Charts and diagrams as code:
+--
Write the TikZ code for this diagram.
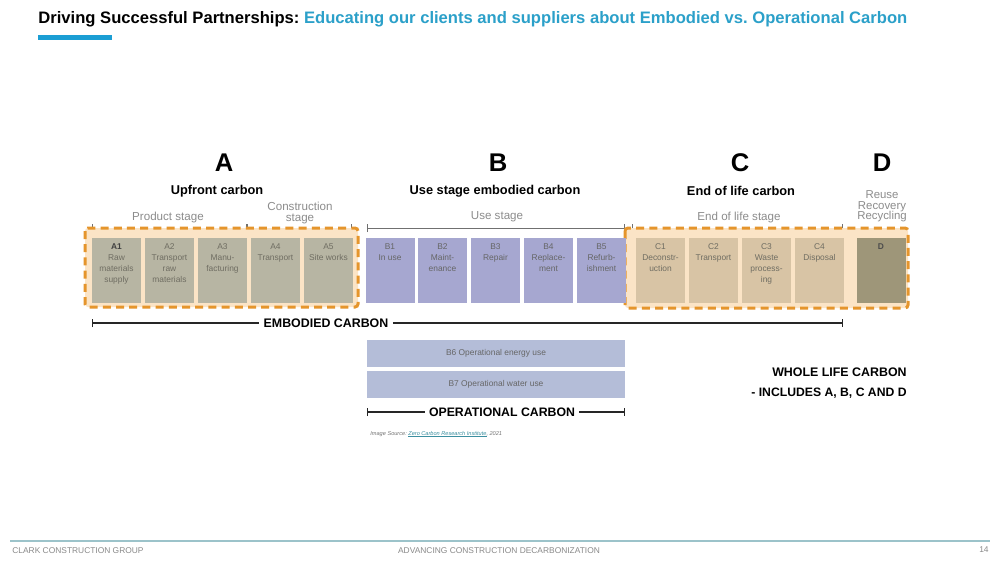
\documentclass[tikz,border=0pt]{standalone}
\usepackage{fontspec}
\setmainfont{Liberation Sans}
\usetikzlibrary{arrows.meta}
\frenchspacing
\newcommand\linkul[1]{\setbox0\hbox{#1}\rlap{\rule[-0.45pt]{\wd0}{0.18pt}}\box0}
\newcommand\tightls{\lineskiplimit=-5pt\relax}
\definecolor{titleblue}{HTML}{2BA0C9}
\definecolor{barblue}{HTML}{1B9ED4}
\definecolor{dashorange}{HTML}{E5952C}
\definecolor{peach}{HTML}{FBE4C6}
\definecolor{cellA}{HTML}{B7B5A3}
\definecolor{cellB}{HTML}{A6A7D0}
\definecolor{cellC}{HTML}{D8C4A5}
\definecolor{cellD}{HTML}{9E9679}
\definecolor{cellOp}{HTML}{B4BDD8}
\definecolor{lblgray}{HTML}{8C8C8C}
\definecolor{celltxt}{HTML}{6F6D62}
\definecolor{footline}{HTML}{9CC3CA}
\definecolor{foottxt}{HTML}{8A8A8A}
\definecolor{linkteal}{HTML}{3C8FA0}
\begin{document}
\begin{tikzpicture}[x=0.5pt,y=-0.5pt,
  cellbox/.style={draw=none,minimum width=24.5pt,minimum height=32.5pt,inner sep=0pt},
  ctext/.style={anchor=north,inner sep=0pt,align=center,text=celltxt,font=\fontsize{4.2}{5.5}\selectfont\tightls},
  bigletter/.style={font=\fontsize{12.8}{14}\selectfont\bfseries,text=black,inner sep=0pt},
  subhead/.style={font=\fontsize{6.4}{7}\selectfont\bfseries,text=black,inner sep=0pt},
  stagelbl/.style={font=\fontsize{5.8}{5.6}\selectfont\tightls,text=lblgray,inner sep=0pt,align=center},
  bracket/.style={draw=lblgray!80!black,line width=0.4pt,{Bar[width=4pt]}-{Bar[width=4pt]}},
  dashframe/.style={draw=dashorange,line width=1.5pt,dash pattern=on 4pt off 2.6pt,fill=peach,rounded corners=1.5pt},
  bigcaps/.style={font=\fontsize{6.2}{7}\selectfont\bfseries,text=black,inner sep=2pt},
  measure/.style={draw=black!85,line width=0.7pt},
  foot/.style={font=\fontsize{4.2}{4.5}\selectfont,text=foottxt,inner sep=0pt}
]
\useasboundingbox[fill=white] (0,0) rectangle (1000,563);

% title
\node[anchor=base west,inner sep=0pt,font=\fontsize{8.3}{10}\selectfont\bfseries] (title) at (38,23.5)
  {Driving Successful Partnerships: \textcolor{titleblue}{Educating our clients and suppliers about Embodied vs. Operational Carbon}};
\fill[barblue] (38,35) rectangle (112,40);

% headings
\node[bigletter] (hA) at (224,163) {A};
\node[bigletter] (hB) at (498,163) {B};
\node[bigletter] (hC) at (740,163) {C};
\node[bigletter] (hD) at (882,163) {D};
\node[subhead] (sA) at (217,191) {Upfront carbon};
\node[subhead] (sB) at (495,191) {Use stage embodied carbon};
\node[subhead] (sC) at (741,191) {End of life carbon};
\node[stagelbl] (lProd) at (168,217) {Product stage};
\node[stagelbl] (lCons) at (300,213) {Construction\\stage};
\node[stagelbl] (lUse) at (497,217) {Use stage};
\node[stagelbl] (lEnd) at (739,217) {End of life stage};
\node[stagelbl,font=\fontsize{5.7}{5.2}\selectfont\tightls] (lD) at (882,206.5) {Reuse\\Recovery\\Recycling};

% brackets
\coordinate (bp1) at (92,228); \coordinate (bp2) at (247,228); \coordinate (bp3) at (352,228);
\coordinate (bu1) at (367,228); \coordinate (bu2) at (625,228);
\coordinate (be1) at (632,228); \coordinate (be2) at (843,228);
\draw[bracket] (bp1) -- (bp2);
\draw[bracket] (bp2) -- (bp3);
\draw[bracket] (bu1) -- (bu2);
\draw[bracket] (be1) -- (be2);

% dashed frames
\draw[dashframe] (85,228) rectangle (358,307);
\draw[dashframe] (625,228) rectangle (908,308);

% A cells
\node[cellbox,fill=cellA] (a1) at (116.5,270.5) {};
\node[cellbox,fill=cellA] (a2) at (169.5,270.5) {};
\node[cellbox,fill=cellA] (a3) at (222.5,270.5) {};
\node[cellbox,fill=cellA] (a4) at (275.5,270.5) {};
\node[cellbox,fill=cellA] (a5) at (328.5,270.5) {};
\node[ctext] (ta1) at ([yshift=-2.8pt]a1.north) {\textbf{\textcolor{black!75}{A1}}\\Raw\\materials\\supply};
\node[ctext] (ta2) at ([yshift=-2.8pt]a2.north) {A2\\Transport\\raw\\materials};
\node[ctext] (ta3) at ([yshift=-2.8pt]a3.north) {A3\\Manu-\\facturing};
\node[ctext] (ta4) at ([yshift=-2.8pt]a4.north) {A4\\Transport};
\node[ctext] (ta5) at ([yshift=-2.8pt]a5.north) {A5\\Site works};

% B cells
\node[cellbox,fill=cellB] (b1) at (390,270.5) {};
\node[cellbox,fill=cellB] (b2) at (442.5,270.5) {};
\node[cellbox,fill=cellB] (b3) at (495.5,270.5) {};
\node[cellbox,fill=cellB] (b4) at (548.5,270.5) {};
\node[cellbox,fill=cellB] (b5) at (601.5,270.5) {};
\node[ctext,text=black!60] (tb1) at ([yshift=-2.8pt]b1.north) {B1\\In use};
\node[ctext,text=black!60] (tb2) at ([yshift=-2.8pt]b2.north) {B2\\Maint-\\enance};
\node[ctext,text=black!60] (tb3) at ([yshift=-2.8pt]b3.north) {B3\\Repair};
\node[ctext,text=black!60] (tb4) at ([yshift=-2.8pt]b4.north) {B4\\Replace-\\ment};
\node[ctext,text=black!60] (tb5) at ([yshift=-2.8pt]b5.north) {B5\\Refurb-\\ishment};

% C cells
\node[cellbox,fill=cellC] (c1) at (660.5,270.5) {};
\node[cellbox,fill=cellC] (c2) at (713.5,270.5) {};
\node[cellbox,fill=cellC] (c3) at (766.5,270.5) {};
\node[cellbox,fill=cellC] (c4) at (819.5,270.5) {};
\node[cellbox,fill=cellD] (d1) at (881,270.5) {};
\node[ctext] (tc1) at ([yshift=-2.8pt]c1.north) {C1\\Deconstr-\\uction};
\node[ctext] (tc2) at ([yshift=-2.8pt]c2.north) {C2\\Transport};
\node[ctext] (tc3) at ([yshift=-2.8pt]c3.north) {C3\\Waste\\process-\\ing};
\node[ctext] (tc4) at ([yshift=-2.8pt]c4.north) {C4\\Disposal};
\node[ctext,text=black!70] (td1) at ([yshift=-2.8pt]d1.north) {\textbf{D}};

% embodied carbon
\node[bigcaps] (emb) at (326,323) {EMBODIED CARBON};
\coordinate (emL) at (92,323); \coordinate (emR) at (843,323);
\draw[measure,{Bar[width=4pt]}-] (emL) -- (emb.west);
\draw[measure,-{Bar[width=4pt]}] (emb.east) -- (emR);

% operational
\node[cellbox,fill=cellOp,minimum width=129pt,minimum height=13.5pt] (b6) at (496,353.5) {};
\node[cellbox,fill=cellOp,minimum width=129pt,minimum height=13.5pt] (b7) at (496,384.5) {};
\node[inner sep=0pt,text=black!60,font=\fontsize{4.2}{5}\selectfont] (tb6) at (b6.center) {B6 Operational energy use};
\node[inner sep=0pt,text=black!60,font=\fontsize{4.2}{5}\selectfont] (tb7) at (b7.center) {B7 Operational water use};
\node[bigcaps,font=\fontsize{6.15}{7}\selectfont\bfseries] (op) at (502,412) {OPERATIONAL CARBON};
\coordinate (opL) at (367,412); \coordinate (opR) at (625,412);
\draw[measure,{Bar[width=4pt]}-] (opL) -- (op.west);
\draw[measure,-{Bar[width=4pt]}] (op.east) -- (opR);

\node[anchor=west,inner sep=0pt,font=\fontsize{2.8}{3}\selectfont\itshape,text=black!55] (src) at (370,434)
  {Image Source: \textcolor{linkteal}{\linkul{Zero Carbon Research Institute}}, 2021};

% whole life
\node[anchor=east,inner sep=0pt,font=\fontsize{6.2}{7}\selectfont\bfseries] (wl1) at (907,372) {WHOLE LIFE CARBON};
\node[anchor=east,inner sep=0pt,font=\fontsize{6.1}{7}\selectfont\bfseries] (wl2) at (907,393) {- INCLUDES A, B, C AND D};

% footer
\draw[footline,line width=1pt] (10,541) -- (990,541);
\node[foot,anchor=west] (f1) at (12,551) {CLARK CONSTRUCTION GROUP};
\node[foot] (f2) at (499,551) {ADVANCING CONSTRUCTION DECARBONIZATION};
\node[foot,anchor=east] (f3) at (989,550) {14};
\end{tikzpicture}
\end{document}
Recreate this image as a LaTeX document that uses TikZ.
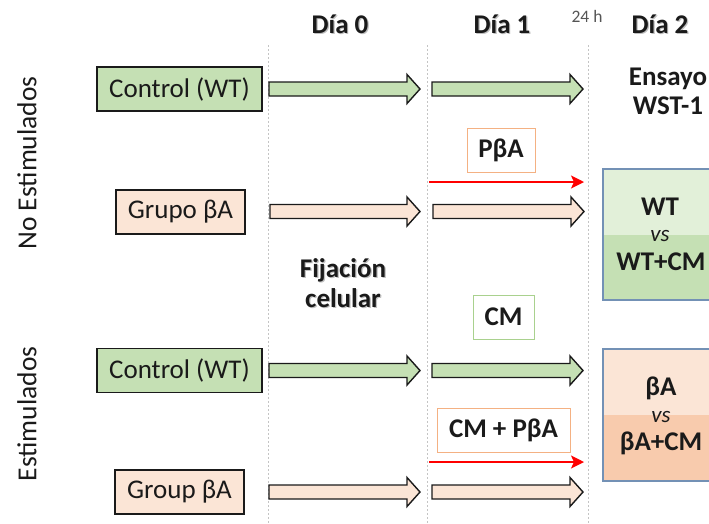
+--
What is needed:
Repeat, exactly and in full, each line from the start of the data to the line that contains "(38,35) rectangle (112,40);". Pictures do not go in.

Task solution:
Write the TikZ code for this diagram.
\documentclass[tikz,border=0pt]{standalone}
\usepackage{fontspec}
\setmainfont{Liberation Sans}
\usetikzlibrary{arrows.meta}
\frenchspacing
\newcommand\linkul[1]{\setbox0\hbox{#1}\rlap{\rule[-0.45pt]{\wd0}{0.18pt}}\box0}
\newcommand\tightls{\lineskiplimit=-5pt\relax}
\definecolor{titleblue}{HTML}{2BA0C9}
\definecolor{barblue}{HTML}{1B9ED4}
\definecolor{dashorange}{HTML}{E5952C}
\definecolor{peach}{HTML}{FBE4C6}
\definecolor{cellA}{HTML}{B7B5A3}
\definecolor{cellB}{HTML}{A6A7D0}
\definecolor{cellC}{HTML}{D8C4A5}
\definecolor{cellD}{HTML}{9E9679}
\definecolor{cellOp}{HTML}{B4BDD8}
\definecolor{lblgray}{HTML}{8C8C8C}
\definecolor{celltxt}{HTML}{6F6D62}
\definecolor{footline}{HTML}{9CC3CA}
\definecolor{foottxt}{HTML}{8A8A8A}
\definecolor{linkteal}{HTML}{3C8FA0}
\begin{document}
\begin{tikzpicture}[x=0.5pt,y=-0.5pt,
  cellbox/.style={draw=none,minimum width=24.5pt,minimum height=32.5pt,inner sep=0pt},
  ctext/.style={anchor=north,inner sep=0pt,align=center,text=celltxt,font=\fontsize{4.2}{5.5}\selectfont\tightls},
  bigletter/.style={font=\fontsize{12.8}{14}\selectfont\bfseries,text=black,inner sep=0pt},
  subhead/.style={font=\fontsize{6.4}{7}\selectfont\bfseries,text=black,inner sep=0pt},
  stagelbl/.style={font=\fontsize{5.8}{5.6}\selectfont\tightls,text=lblgray,inner sep=0pt,align=center},
  bracket/.style={draw=lblgray!80!black,line width=0.4pt,{Bar[width=4pt]}-{Bar[width=4pt]}},
  dashframe/.style={draw=dashorange,line width=1.5pt,dash pattern=on 4pt off 2.6pt,fill=peach,rounded corners=1.5pt},
  bigcaps/.style={font=\fontsize{6.2}{7}\selectfont\bfseries,text=black,inner sep=2pt},
  measure/.style={draw=black!85,line width=0.7pt},
  foot/.style={font=\fontsize{4.2}{4.5}\selectfont,text=foottxt,inner sep=0pt}
]
\useasboundingbox[fill=white] (0,0) rectangle (1000,563);

% title
\node[anchor=base west,inner sep=0pt,font=\fontsize{8.3}{10}\selectfont\bfseries] (title) at (38,23.5)
  {Driving Successful Partnerships: \textcolor{titleblue}{Educating our clients and suppliers about Embodied vs. Operational Carbon}};
\fill[barblue] (38,35) rectangle (112,40);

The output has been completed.